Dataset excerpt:
☆ ☆ ☆ ☆

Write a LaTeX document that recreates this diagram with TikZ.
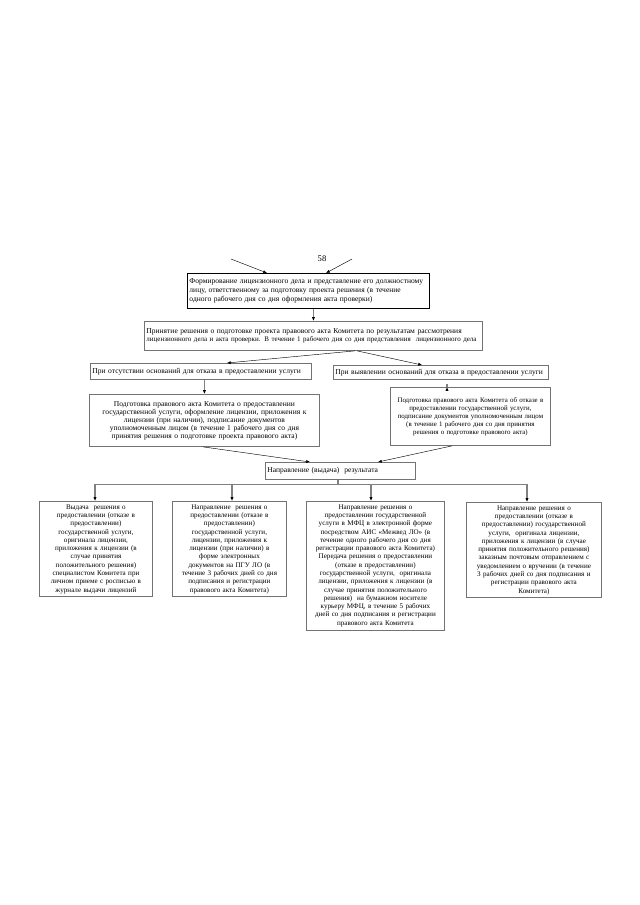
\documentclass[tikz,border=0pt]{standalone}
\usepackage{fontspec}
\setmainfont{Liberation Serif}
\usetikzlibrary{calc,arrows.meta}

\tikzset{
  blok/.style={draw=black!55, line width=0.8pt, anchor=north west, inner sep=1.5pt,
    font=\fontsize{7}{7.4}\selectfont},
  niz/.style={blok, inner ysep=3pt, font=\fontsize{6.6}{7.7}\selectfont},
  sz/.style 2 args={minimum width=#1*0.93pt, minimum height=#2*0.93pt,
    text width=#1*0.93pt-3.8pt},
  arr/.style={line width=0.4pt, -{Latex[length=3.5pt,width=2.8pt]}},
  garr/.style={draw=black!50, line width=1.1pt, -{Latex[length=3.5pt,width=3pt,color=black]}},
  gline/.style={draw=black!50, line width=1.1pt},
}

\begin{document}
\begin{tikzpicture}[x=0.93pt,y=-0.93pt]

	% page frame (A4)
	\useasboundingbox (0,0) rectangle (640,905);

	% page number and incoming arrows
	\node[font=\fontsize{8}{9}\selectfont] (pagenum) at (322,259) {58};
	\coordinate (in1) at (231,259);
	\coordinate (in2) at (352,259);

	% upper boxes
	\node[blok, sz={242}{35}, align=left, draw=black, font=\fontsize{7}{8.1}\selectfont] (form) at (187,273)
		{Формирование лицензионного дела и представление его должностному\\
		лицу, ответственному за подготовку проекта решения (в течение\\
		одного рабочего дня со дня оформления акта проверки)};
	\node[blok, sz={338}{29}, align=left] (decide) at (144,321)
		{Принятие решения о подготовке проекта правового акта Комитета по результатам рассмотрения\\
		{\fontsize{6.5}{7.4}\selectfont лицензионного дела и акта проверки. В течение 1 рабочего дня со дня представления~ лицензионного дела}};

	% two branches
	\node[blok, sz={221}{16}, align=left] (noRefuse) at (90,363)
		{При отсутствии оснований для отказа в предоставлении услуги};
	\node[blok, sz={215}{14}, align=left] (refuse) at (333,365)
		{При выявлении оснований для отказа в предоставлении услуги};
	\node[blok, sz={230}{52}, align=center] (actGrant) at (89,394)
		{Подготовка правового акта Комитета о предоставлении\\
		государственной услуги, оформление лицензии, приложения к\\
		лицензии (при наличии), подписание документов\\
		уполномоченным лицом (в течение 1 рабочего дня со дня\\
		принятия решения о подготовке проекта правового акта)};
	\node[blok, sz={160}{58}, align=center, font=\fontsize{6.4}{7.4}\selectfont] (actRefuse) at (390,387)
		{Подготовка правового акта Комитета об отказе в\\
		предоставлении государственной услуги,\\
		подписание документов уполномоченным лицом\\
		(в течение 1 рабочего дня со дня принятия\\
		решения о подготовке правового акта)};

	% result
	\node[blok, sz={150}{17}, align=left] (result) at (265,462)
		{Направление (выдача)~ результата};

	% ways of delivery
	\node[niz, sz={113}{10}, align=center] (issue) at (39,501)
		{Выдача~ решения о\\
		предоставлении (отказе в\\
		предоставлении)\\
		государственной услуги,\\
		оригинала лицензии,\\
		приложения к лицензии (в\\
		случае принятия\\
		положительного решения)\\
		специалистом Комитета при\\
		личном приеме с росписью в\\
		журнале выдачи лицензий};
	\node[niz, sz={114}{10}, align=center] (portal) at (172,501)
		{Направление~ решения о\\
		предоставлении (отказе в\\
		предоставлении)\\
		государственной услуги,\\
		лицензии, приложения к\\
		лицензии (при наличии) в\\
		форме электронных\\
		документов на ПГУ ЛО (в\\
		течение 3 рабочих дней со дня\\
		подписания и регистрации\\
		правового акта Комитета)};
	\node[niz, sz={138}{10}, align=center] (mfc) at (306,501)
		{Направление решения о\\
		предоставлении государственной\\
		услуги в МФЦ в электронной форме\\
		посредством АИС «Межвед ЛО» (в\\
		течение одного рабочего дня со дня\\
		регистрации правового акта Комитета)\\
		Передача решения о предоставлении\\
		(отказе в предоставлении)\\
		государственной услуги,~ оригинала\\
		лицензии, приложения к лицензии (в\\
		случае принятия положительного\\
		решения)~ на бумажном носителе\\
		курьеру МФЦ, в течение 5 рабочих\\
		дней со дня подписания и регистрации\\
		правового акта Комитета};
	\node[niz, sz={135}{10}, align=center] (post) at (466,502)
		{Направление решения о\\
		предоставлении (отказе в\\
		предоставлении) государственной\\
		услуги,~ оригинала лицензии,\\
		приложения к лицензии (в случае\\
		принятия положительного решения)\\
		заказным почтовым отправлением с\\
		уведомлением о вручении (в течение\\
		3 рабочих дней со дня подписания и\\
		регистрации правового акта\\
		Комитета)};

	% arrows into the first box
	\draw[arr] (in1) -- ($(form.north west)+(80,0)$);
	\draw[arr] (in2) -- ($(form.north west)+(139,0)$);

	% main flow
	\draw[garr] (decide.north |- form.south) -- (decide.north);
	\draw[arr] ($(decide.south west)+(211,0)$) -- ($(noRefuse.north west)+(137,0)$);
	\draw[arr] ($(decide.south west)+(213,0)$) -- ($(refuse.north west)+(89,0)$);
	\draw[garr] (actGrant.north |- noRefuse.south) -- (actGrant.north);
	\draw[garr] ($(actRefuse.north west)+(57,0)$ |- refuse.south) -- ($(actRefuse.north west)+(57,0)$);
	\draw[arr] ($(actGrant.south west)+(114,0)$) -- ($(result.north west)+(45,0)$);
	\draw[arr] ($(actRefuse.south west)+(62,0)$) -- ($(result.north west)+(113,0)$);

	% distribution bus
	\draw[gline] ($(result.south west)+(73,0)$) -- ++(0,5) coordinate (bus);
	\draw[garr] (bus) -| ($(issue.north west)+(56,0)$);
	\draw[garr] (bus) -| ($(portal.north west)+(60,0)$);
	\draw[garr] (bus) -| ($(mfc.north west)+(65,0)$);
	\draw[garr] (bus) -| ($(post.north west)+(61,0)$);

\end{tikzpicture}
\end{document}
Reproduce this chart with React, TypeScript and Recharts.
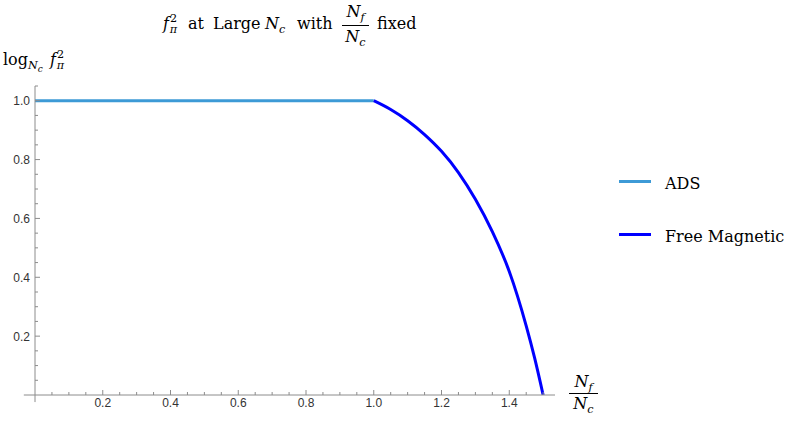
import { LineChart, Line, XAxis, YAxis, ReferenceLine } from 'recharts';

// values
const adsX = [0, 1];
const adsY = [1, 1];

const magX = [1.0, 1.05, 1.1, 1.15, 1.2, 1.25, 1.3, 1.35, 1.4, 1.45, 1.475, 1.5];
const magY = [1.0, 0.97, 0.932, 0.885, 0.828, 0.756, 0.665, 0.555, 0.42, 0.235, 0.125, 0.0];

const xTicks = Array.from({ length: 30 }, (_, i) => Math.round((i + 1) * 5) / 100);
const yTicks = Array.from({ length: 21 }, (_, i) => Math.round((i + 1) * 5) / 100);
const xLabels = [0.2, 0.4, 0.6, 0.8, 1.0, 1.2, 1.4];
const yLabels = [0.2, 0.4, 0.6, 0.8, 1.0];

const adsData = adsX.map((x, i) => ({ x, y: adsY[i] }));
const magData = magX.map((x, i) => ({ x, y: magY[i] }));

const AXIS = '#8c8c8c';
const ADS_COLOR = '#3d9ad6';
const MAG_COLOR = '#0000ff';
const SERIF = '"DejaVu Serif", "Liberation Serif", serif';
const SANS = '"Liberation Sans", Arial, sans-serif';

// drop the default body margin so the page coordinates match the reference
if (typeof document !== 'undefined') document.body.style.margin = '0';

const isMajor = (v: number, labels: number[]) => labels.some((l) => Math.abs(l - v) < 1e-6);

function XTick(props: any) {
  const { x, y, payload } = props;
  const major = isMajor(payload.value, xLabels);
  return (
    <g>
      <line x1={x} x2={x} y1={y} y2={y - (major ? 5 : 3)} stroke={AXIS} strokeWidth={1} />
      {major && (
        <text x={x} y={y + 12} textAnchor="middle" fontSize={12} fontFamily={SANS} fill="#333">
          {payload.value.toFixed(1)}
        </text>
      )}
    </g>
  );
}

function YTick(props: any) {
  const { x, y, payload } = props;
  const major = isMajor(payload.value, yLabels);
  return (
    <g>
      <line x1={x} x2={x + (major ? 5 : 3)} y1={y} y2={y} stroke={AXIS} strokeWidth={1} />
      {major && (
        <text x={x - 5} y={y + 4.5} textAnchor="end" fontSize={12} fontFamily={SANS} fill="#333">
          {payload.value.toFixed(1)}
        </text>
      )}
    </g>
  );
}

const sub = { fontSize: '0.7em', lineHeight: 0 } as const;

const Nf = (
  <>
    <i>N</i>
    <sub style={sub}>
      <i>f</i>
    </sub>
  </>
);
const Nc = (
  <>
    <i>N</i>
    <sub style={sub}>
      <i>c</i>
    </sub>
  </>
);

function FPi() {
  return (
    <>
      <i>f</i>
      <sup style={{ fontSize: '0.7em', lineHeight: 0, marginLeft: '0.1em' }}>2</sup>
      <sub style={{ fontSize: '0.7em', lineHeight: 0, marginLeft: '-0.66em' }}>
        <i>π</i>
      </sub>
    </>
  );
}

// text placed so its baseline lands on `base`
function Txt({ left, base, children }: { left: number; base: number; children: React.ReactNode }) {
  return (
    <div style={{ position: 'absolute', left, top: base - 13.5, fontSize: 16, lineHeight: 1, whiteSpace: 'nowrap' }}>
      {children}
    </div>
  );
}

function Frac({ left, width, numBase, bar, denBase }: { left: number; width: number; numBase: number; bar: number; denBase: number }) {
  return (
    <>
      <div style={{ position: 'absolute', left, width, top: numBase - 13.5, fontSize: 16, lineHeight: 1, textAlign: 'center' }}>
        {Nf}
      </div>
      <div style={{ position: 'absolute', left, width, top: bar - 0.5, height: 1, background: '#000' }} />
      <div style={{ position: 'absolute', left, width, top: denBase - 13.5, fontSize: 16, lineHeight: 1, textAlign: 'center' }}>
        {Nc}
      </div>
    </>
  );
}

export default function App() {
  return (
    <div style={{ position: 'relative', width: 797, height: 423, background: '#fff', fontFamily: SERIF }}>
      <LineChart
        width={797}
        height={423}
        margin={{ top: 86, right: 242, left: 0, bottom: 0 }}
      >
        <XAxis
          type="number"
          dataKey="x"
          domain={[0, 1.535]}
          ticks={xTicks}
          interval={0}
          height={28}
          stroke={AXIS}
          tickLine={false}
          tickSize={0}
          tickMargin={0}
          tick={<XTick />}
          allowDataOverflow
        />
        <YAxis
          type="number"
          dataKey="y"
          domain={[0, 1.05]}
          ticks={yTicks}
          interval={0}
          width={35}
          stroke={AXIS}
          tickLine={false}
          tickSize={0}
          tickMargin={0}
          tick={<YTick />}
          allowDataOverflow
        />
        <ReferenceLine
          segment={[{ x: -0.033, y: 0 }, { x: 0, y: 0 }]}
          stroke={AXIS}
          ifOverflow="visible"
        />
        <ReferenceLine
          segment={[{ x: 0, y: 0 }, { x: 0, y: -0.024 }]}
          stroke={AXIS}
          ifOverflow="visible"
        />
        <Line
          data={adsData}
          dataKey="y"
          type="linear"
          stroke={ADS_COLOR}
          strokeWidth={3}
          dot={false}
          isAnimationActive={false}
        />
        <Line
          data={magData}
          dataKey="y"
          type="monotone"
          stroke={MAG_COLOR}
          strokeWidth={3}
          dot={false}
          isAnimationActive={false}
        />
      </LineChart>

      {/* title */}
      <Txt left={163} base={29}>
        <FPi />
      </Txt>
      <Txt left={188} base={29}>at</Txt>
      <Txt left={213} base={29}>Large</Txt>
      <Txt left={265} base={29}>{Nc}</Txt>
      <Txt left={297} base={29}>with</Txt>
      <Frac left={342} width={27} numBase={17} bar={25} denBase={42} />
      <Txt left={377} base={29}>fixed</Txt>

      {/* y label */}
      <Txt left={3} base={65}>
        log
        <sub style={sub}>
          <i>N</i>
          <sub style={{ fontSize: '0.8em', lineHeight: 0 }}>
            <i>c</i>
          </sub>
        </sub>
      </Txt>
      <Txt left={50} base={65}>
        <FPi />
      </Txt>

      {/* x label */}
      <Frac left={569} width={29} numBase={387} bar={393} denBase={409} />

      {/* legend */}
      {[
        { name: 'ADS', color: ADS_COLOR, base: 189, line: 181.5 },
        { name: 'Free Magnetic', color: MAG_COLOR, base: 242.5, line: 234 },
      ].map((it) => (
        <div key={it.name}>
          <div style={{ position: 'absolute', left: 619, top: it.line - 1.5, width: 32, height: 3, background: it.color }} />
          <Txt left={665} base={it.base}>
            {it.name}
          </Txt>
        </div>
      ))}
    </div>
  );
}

☆ ☆ ☆ ☆

OBJECTIVE:
Starting at the first line of the material, output exactly the lines up to and including the one with "(in2) at (352,259);". Do not include the pictures.

CORRECT OUTPUT:
Write a LaTeX document that recreates this diagram with TikZ.
\documentclass[tikz,border=0pt]{standalone}
\usepackage{fontspec}
\setmainfont{Liberation Serif}
\usetikzlibrary{calc,arrows.meta}

\tikzset{
  blok/.style={draw=black!55, line width=0.8pt, anchor=north west, inner sep=1.5pt,
    font=\fontsize{7}{7.4}\selectfont},
  niz/.style={blok, inner ysep=3pt, font=\fontsize{6.6}{7.7}\selectfont},
  sz/.style 2 args={minimum width=#1*0.93pt, minimum height=#2*0.93pt,
    text width=#1*0.93pt-3.8pt},
  arr/.style={line width=0.4pt, -{Latex[length=3.5pt,width=2.8pt]}},
  garr/.style={draw=black!50, line width=1.1pt, -{Latex[length=3.5pt,width=3pt,color=black]}},
  gline/.style={draw=black!50, line width=1.1pt},
}

\begin{document}
\begin{tikzpicture}[x=0.93pt,y=-0.93pt]

	% page frame (A4)
	\useasboundingbox (0,0) rectangle (640,905);

	% page number and incoming arrows
	\node[font=\fontsize{8}{9}\selectfont] (pagenum) at (322,259) {58};
	\coordinate (in1) at (231,259);
	\coordinate (in2) at (352,259);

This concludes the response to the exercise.